Letzte Ruhe unter dem Dach
«Ruhe in Frieden, Fasnacht 2021» steht auf dem Grabstein auf dem Fasnachtswagen.  Als die Kirchenglocke sieben Uhr abends schlägt, hieven die «Crazy Beasts» den Sarg vom Wagen. Dann nageln sie die Kiste zu und stellen sie unter das Stadtdach auf dem Marktplatz, den Konfettikranz dazu. Die Truppe versammelt sich rundherum zu einer Schweigeminute.
Mit Sehnsucht schweifen ihre Gedanken zurück zur letzten Fasnacht. Es war eine Zeit des Lachens, der Lichter und der Freude. Wer hätte damals gedacht, dass ein Virus die Fasnacht vertreiben könnte. Aber nichtsdestotrotz. Hadern ist nicht das Ding der «Beasts». Tatsachen kann man nicht ändern, man kann aber trotzdem kreativ sein.
«Wir wollen uns die Fasnacht nicht kaputtmachen lassen», sagt Fabian Affolter. Nicht von einem Virus. «Mit dieser Aktion wollen wir zeigen, dass wir jungen Fasnächtler auch unter schwierigen Umständen da sind.» Dennoch. Auch wenn kein Publikum vorgesehen war, eine derart leere Stadt habe er doch nicht erwartet.  


Kurzfristiger Entscheid
2021 wäre die vierte Fasnacht des noch jungen Vereins gewesen. Beflügelt durch die gute Zeit mit dem Wagen vor dem Restaurant Krebs im letzten Jahr, habe sich der Verein richtige Grundlagen gegeben, sagt Affolter. Vor einer Woche haben sich die «Beasts» spontan und kurzfristig zu dieser Aktion entschieden.

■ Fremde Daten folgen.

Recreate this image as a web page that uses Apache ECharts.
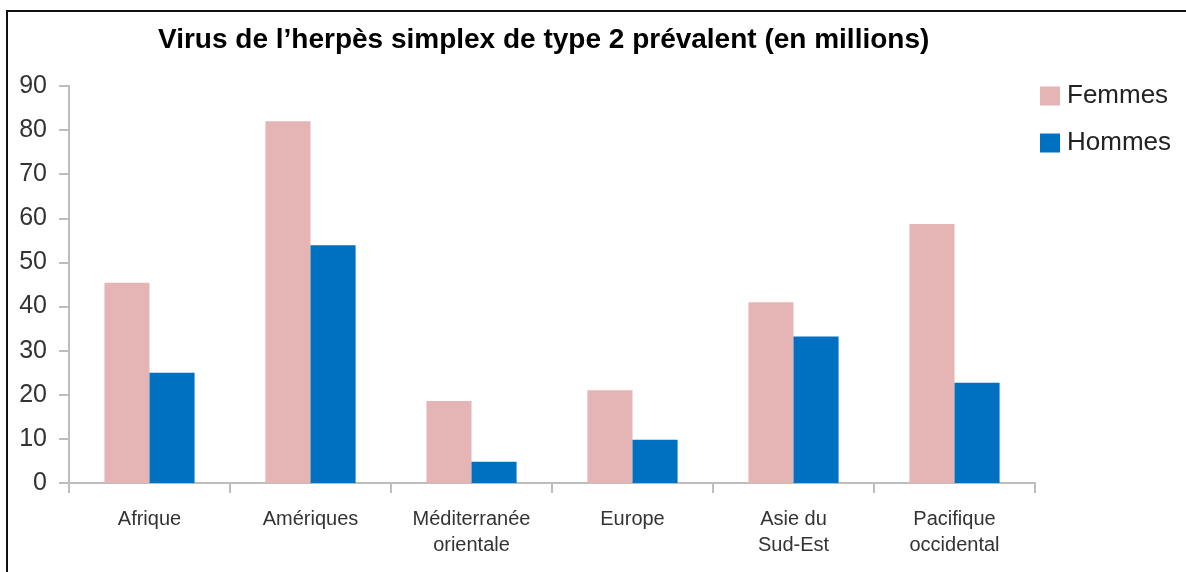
<!DOCTYPE html>
<html>
<head>
<meta charset="utf-8">
<script src="https://cdn.jsdelivr.net/npm/echarts@6/dist/echarts.min.js"></script>
<style>
  html, body { margin: 0; padding: 0; background: #fff; }
  #chart { width: 1186px; height: 572px; }
</style>
</head>
<body>
<div id="chart"></div>
<script>
// data
let regions = ['Afrique', 'Amériques', 'Méditerranée\norientale', 'Europe', 'Asie du\nSud-Est', 'Pacifique\noccidental']
let femmes = [45.4, 82, 18.6, 21, 41, 58.7]
let hommes = [25, 53.9, 4.8, 9.8, 33.2, 22.7]
let yTicks = [0, 10, 20, 30, 40, 50, 60, 70, 80, 90]

let font = '"Liberation Sans", Arial, sans-serif'
let axisGray = '#bdbdbd'

let myChart = echarts.init(document.getElementById('chart'))
let option = {
    backgroundColor: '#fff',
    animation: false,
    title: {
        text: 'Virus de l\u2019herpès simplex de type 2 prévalent (en millions)',
        left: 153,
        top: 21,
        textStyle: { fontFamily: font, fontSize: 28, fontWeight: 'bold', color: '#000' }
    },
    legend: {
        orient: 'vertical',
        left: 1035,
        top: 78,
        itemWidth: 20,
        itemHeight: 19,
        itemGap: 21,
        icon: 'rect',
        textStyle: { fontFamily: font, fontSize: 26, color: '#222', padding: [0, 0, 0, 2] },
        data: ['Femmes', 'Hommes']
    },
    grid: { left: 69, right: 151, top: 86, bottom: 89, containLabel: false },
    xAxis: {
        type: 'category',
        data: regions,
        axisLine: { lineStyle: { color: axisGray, width: 2 } },
        axisTick: { show: true, length: 10, alignWithLabel: false, lineStyle: { color: axisGray, width: 2 } },
        axisLabel: { fontFamily: font, fontSize: 20, color: '#333', margin: 23, lineHeight: 26, interval: 0 }
    },
    yAxis: {
        type: 'value',
        min: yTicks[0],
        max: yTicks[yTicks.length - 1],
        interval: 10,
        splitLine: { show: false },
        axisLine: { show: true, lineStyle: { color: axisGray, width: 2 } },
        axisTick: { show: true, length: 10, lineStyle: { color: axisGray, width: 2 } },
        axisLabel: { fontFamily: font, fontSize: 25, color: '#333', margin: 22 }
    },
    series: [
        {
            name: 'Femmes',
            type: 'bar',
            data: femmes,
            barGap: '0%',
            barCategoryGap: '44%',
            itemStyle: { color: '#E5B5B5' }
        },
        {
            name: 'Hommes',
            type: 'bar',
            data: hommes,
            itemStyle: { color: '#0070C0' }
        }
    ],
    graphic: [
        {
            type: 'polyline',
            shape: { points: [[7, 572], [7, 11], [1186, 11]] },
            style: { stroke: '#111', lineWidth: 2, fill: null }
        }
    ]
}
myChart.setOption(option)
</script>
</body>
</html>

Fabian Affolter: «Wir sind ein gemischter Haufen von Leuten aus der Umgebung.» Das Sujet - Sarg, «Leiche» und Grabstein -  war unter den gegebenen Umständen schnell klar. Das meiste Material für Wagen, Puppe und Sarg, holten sich die Fasnächtler aus dem Abfall.
Die Woche, die sie dafür benötigt haben, sei eine gute Zeit gewesen, darüber sind sich die «Crazy Beasts» einig.
Doch sie hoffen, dass der Umzug mit den einsamen Runden durch die Stadt eine einmalige Erfahrung bleiben wird.